# GIVEN EXERCISE:
Leave out the pictures, and return only the lines running from the one that contains "Convert this chart" to the one that contains "shares = [25, 26, 19, 12, 17]", both included, exactly as they appear.

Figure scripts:
<<<<

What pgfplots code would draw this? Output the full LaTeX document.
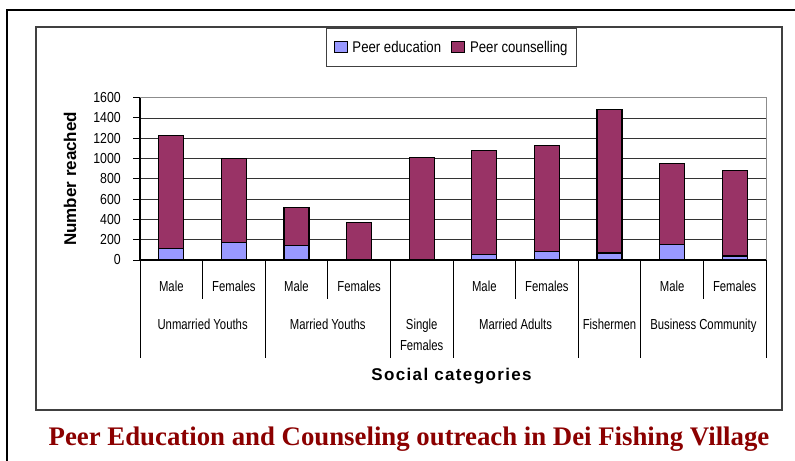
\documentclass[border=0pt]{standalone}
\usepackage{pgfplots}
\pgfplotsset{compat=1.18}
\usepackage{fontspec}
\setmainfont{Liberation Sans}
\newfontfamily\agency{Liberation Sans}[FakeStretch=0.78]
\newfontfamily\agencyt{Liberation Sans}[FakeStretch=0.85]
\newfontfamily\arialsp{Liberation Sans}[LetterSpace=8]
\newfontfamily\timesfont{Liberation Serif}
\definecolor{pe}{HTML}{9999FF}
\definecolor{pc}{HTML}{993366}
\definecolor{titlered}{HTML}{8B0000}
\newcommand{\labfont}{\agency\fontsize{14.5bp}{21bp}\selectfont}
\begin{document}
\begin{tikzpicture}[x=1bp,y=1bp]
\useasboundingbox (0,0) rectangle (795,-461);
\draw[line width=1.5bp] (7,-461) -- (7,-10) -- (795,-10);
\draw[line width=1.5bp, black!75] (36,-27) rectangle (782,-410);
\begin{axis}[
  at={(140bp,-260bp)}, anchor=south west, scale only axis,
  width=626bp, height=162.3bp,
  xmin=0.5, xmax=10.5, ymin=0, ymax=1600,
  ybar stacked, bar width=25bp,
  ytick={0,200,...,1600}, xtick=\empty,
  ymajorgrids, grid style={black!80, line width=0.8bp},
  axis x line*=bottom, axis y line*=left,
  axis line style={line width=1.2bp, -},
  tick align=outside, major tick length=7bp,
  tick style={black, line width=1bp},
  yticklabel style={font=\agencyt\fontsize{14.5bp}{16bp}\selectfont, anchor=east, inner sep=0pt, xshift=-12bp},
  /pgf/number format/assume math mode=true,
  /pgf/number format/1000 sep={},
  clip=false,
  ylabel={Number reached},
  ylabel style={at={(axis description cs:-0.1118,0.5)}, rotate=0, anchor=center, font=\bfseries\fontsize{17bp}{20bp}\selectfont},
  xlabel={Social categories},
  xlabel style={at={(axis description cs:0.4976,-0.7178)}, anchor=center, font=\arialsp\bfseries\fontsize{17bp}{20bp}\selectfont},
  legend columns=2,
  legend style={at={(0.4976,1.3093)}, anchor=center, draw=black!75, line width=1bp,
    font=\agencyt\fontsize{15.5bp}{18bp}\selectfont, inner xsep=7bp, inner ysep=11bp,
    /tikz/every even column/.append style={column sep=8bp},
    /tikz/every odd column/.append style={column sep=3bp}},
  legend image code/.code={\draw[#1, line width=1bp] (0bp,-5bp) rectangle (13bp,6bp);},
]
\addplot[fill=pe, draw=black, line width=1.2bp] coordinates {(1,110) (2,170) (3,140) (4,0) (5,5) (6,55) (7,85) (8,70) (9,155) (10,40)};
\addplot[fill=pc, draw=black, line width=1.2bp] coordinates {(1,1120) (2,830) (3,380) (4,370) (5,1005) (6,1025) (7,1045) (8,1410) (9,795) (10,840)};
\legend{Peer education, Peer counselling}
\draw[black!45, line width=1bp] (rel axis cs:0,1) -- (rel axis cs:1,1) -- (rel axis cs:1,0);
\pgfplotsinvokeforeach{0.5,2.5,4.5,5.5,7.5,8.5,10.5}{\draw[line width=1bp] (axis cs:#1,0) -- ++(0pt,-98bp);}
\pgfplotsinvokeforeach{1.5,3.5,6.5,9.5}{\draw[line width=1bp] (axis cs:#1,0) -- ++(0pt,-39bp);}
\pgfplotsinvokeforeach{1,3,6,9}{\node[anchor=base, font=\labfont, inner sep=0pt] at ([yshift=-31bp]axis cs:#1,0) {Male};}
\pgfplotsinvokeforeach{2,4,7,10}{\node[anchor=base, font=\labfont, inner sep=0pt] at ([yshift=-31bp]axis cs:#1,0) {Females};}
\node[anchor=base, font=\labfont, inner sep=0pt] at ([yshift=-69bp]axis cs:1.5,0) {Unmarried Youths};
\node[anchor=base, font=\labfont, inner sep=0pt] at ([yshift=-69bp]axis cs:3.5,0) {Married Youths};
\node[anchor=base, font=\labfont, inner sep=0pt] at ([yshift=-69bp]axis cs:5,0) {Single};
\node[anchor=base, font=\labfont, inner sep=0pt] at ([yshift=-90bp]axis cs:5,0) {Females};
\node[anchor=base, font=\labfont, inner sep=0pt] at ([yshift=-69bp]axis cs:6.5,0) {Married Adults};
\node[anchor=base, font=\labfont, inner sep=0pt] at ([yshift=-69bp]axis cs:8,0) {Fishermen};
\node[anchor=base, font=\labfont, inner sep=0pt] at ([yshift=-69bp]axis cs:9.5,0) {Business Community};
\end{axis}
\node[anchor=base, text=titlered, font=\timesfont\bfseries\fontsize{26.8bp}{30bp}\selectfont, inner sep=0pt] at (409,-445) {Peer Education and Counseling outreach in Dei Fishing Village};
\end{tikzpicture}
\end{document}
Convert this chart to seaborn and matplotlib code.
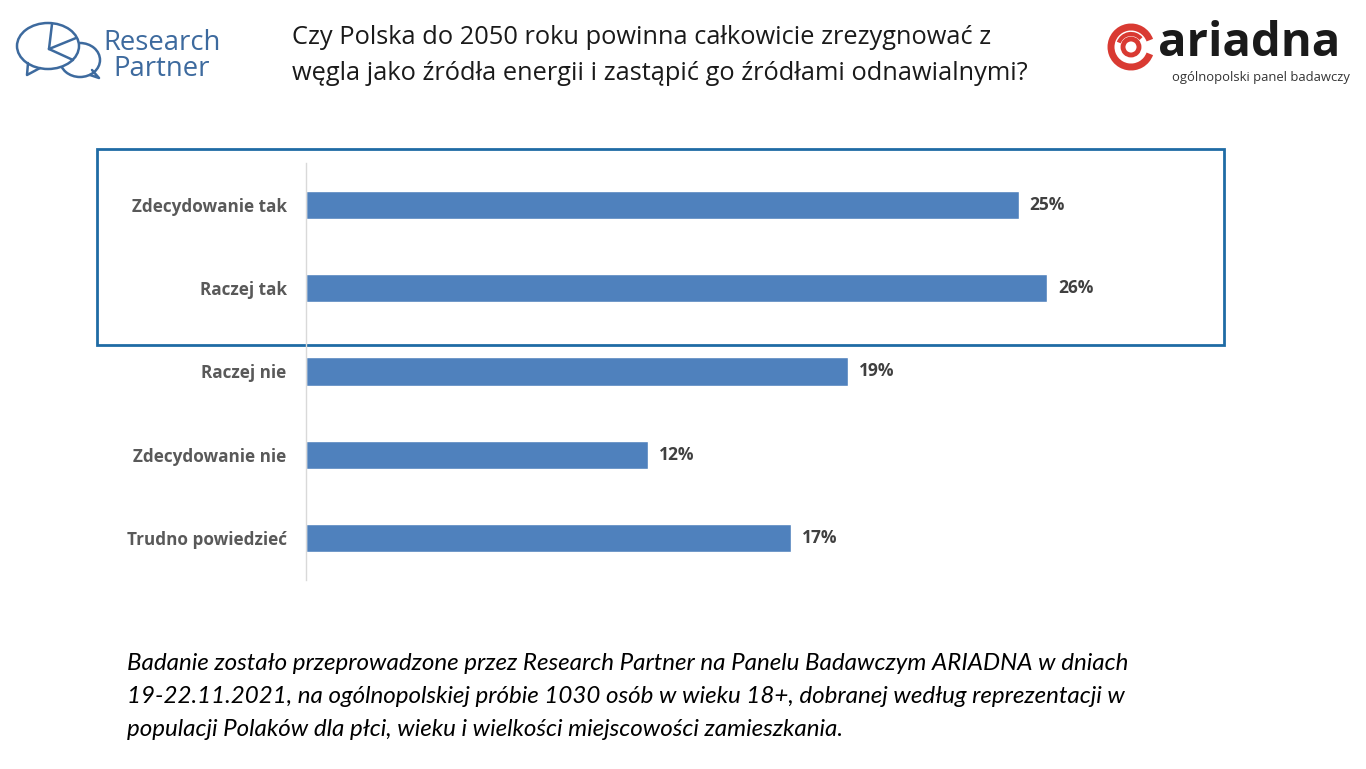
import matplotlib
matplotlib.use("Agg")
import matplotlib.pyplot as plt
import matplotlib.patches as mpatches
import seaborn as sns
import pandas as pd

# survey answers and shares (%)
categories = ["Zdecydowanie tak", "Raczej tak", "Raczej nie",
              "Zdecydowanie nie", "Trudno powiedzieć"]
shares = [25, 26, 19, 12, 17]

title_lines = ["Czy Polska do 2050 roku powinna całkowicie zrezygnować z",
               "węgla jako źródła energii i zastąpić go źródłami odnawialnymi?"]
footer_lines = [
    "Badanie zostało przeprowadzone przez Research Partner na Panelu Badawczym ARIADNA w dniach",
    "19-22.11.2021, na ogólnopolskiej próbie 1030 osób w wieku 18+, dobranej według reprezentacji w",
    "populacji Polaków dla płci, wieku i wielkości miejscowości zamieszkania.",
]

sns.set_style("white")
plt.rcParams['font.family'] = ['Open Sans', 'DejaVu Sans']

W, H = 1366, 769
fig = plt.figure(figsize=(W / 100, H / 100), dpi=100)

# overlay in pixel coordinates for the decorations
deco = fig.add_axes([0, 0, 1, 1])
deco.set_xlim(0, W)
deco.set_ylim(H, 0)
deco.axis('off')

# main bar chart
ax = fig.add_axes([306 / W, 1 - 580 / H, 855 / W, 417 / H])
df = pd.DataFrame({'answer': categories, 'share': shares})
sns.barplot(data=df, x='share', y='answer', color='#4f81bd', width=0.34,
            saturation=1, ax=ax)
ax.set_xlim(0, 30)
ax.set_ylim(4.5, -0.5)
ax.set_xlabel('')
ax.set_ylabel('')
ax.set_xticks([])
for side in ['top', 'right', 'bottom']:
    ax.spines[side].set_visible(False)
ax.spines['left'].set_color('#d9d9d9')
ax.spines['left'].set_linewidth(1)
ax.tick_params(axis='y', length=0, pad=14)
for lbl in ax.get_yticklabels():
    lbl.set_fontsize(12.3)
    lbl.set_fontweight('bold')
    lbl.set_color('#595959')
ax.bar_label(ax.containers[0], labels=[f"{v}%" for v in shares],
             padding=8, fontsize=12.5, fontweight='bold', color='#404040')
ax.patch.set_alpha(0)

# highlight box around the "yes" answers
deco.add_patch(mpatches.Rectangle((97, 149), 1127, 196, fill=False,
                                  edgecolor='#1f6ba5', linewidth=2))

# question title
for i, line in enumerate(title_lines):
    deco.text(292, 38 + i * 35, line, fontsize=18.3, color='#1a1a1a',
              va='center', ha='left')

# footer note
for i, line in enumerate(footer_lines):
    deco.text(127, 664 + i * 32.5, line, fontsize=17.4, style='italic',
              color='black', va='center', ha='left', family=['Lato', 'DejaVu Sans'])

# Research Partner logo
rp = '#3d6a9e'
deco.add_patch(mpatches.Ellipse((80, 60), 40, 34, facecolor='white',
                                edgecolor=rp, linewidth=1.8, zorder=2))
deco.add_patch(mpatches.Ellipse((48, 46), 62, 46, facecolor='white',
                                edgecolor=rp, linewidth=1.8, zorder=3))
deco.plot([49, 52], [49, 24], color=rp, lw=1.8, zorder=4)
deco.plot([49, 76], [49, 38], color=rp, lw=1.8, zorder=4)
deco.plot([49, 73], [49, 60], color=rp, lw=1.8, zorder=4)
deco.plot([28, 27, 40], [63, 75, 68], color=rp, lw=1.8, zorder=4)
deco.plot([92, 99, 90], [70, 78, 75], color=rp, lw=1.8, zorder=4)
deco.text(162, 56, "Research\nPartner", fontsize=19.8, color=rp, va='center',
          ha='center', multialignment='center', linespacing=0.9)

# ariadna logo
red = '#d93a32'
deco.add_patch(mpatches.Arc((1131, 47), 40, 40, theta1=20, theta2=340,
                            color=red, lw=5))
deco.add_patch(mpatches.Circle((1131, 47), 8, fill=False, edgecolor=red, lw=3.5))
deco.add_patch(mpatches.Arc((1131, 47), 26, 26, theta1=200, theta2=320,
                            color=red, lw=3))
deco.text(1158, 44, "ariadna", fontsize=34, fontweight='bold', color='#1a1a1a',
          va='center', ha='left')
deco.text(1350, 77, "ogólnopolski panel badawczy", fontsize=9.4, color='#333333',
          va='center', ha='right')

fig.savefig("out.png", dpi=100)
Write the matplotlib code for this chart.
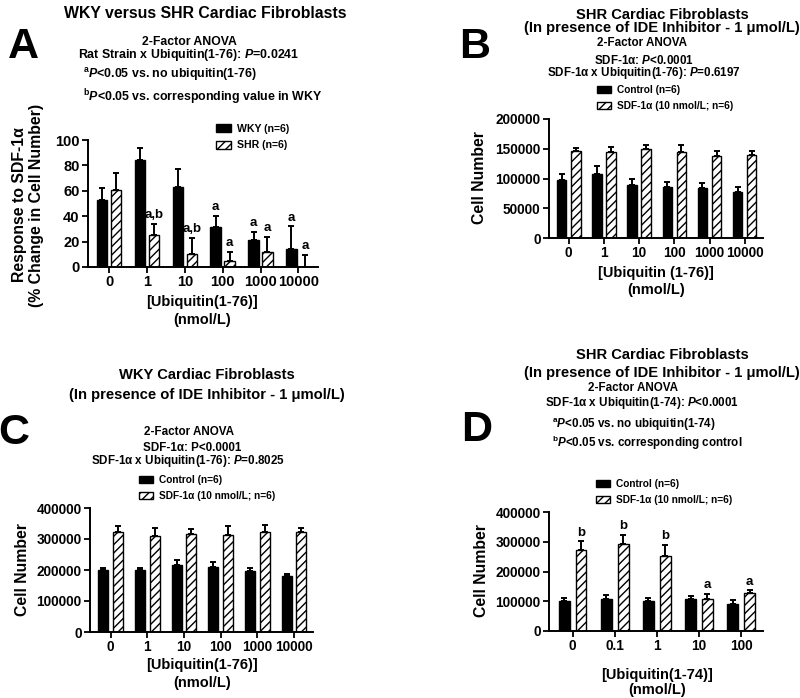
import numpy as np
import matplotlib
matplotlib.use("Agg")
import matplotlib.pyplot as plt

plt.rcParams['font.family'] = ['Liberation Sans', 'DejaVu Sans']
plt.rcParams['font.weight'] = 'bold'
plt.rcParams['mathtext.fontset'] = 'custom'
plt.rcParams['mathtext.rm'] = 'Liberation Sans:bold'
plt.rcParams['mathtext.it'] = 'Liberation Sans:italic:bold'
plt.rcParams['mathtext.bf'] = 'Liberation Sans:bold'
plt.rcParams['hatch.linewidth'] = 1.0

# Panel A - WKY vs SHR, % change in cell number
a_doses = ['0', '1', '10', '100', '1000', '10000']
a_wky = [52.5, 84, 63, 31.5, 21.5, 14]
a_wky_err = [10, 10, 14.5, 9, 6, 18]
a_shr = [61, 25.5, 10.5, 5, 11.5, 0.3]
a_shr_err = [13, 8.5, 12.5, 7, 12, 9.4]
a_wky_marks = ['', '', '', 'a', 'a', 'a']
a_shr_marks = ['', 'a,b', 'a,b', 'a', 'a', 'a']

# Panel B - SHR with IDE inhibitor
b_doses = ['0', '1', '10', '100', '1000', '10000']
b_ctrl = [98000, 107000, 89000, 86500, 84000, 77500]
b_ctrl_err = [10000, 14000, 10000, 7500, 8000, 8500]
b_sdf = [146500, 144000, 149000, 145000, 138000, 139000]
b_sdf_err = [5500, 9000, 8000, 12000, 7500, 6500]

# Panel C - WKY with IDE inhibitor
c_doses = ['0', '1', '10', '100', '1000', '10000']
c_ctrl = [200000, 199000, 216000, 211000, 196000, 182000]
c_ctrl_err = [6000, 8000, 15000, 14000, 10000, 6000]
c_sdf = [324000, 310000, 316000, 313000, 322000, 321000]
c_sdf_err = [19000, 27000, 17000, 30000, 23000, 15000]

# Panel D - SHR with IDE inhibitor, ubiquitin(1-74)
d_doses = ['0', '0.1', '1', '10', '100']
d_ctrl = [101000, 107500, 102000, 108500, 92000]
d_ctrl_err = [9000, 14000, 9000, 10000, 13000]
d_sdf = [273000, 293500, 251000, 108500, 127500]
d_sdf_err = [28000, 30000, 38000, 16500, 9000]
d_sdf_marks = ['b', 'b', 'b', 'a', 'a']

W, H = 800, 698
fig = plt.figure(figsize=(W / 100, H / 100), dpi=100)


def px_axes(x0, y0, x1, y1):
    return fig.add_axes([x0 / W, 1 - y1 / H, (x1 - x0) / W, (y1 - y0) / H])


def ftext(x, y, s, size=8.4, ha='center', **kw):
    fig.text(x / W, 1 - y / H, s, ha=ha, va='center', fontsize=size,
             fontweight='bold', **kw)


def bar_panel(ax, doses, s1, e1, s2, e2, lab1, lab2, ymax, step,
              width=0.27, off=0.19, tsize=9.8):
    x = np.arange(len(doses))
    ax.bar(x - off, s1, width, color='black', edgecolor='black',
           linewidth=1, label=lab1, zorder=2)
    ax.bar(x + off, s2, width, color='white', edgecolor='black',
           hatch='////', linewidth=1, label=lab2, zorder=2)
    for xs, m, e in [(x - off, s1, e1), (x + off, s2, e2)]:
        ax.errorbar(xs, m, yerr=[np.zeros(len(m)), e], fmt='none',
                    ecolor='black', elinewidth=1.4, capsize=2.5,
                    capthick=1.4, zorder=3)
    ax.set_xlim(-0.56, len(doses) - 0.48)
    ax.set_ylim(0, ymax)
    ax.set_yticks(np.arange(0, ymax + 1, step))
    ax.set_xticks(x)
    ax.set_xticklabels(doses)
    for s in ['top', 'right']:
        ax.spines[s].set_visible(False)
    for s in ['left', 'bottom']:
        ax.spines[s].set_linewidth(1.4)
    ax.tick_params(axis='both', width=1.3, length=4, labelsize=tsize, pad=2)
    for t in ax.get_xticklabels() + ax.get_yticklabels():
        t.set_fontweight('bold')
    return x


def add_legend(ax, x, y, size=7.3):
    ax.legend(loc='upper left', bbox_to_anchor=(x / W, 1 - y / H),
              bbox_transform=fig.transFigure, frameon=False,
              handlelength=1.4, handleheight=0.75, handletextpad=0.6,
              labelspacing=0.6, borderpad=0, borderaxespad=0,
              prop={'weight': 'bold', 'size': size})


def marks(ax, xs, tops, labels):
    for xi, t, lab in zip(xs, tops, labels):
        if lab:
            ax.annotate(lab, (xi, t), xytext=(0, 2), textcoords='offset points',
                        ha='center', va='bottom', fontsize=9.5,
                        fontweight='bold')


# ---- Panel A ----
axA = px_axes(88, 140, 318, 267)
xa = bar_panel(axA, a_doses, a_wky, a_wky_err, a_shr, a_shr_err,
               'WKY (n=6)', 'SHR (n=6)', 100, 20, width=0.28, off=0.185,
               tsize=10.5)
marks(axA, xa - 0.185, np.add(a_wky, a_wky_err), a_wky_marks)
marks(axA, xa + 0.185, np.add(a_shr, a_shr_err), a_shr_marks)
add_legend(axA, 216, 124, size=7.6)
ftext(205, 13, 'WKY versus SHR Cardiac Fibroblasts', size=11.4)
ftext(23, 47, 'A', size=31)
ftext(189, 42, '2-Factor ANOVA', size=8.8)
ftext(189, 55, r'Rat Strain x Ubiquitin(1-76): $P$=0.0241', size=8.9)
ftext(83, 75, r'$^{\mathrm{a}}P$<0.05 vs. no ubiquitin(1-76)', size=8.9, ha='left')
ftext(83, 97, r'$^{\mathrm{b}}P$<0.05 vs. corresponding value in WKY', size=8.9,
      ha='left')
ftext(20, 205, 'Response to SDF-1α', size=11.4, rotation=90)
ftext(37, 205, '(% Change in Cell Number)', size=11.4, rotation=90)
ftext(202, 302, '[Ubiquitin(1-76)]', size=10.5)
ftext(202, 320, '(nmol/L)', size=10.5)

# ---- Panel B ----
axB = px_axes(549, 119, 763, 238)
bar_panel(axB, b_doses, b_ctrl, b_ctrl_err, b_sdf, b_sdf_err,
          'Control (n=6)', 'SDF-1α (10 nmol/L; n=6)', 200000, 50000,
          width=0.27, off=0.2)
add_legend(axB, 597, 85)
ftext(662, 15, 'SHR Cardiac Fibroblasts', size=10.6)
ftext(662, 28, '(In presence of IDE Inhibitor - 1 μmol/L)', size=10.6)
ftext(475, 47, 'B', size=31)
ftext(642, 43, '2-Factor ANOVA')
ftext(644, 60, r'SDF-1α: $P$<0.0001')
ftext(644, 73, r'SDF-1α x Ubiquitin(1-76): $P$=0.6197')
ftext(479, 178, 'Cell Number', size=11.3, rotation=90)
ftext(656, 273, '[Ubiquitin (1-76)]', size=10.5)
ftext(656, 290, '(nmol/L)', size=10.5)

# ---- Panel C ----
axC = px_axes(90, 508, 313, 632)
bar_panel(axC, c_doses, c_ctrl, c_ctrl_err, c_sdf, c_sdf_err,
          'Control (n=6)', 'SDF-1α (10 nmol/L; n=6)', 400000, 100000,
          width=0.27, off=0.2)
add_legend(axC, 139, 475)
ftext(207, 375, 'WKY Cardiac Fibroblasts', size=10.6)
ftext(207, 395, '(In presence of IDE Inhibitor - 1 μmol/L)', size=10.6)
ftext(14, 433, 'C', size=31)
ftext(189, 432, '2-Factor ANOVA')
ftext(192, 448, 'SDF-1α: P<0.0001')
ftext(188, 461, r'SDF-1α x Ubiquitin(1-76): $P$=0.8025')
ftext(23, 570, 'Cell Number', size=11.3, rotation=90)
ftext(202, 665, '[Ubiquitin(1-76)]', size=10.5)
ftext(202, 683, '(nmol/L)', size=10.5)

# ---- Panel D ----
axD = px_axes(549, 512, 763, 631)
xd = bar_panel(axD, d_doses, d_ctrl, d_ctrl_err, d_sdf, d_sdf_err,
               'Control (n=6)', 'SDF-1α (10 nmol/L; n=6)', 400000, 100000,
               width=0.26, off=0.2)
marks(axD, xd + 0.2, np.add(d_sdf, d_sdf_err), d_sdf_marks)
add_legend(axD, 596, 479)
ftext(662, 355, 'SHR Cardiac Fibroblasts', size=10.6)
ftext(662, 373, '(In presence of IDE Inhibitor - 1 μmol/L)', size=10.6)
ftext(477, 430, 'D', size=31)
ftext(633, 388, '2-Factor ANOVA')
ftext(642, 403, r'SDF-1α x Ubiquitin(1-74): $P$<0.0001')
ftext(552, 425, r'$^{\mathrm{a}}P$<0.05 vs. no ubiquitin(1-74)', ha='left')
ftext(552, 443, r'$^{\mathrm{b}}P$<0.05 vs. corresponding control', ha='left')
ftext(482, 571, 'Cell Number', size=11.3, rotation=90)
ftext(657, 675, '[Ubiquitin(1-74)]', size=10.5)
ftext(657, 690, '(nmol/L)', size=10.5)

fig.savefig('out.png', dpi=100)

>>>>

# ANSWER IN FULL:
Convert this chart to seaborn and matplotlib code.
import matplotlib
matplotlib.use("Agg")
import matplotlib.pyplot as plt
import matplotlib.patches as mpatches
import seaborn as sns
import pandas as pd

# survey answers and shares (%)
categories = ["Zdecydowanie tak", "Raczej tak", "Raczej nie",
              "Zdecydowanie nie", "Trudno powiedzieć"]
shares = [25, 26, 19, 12, 17]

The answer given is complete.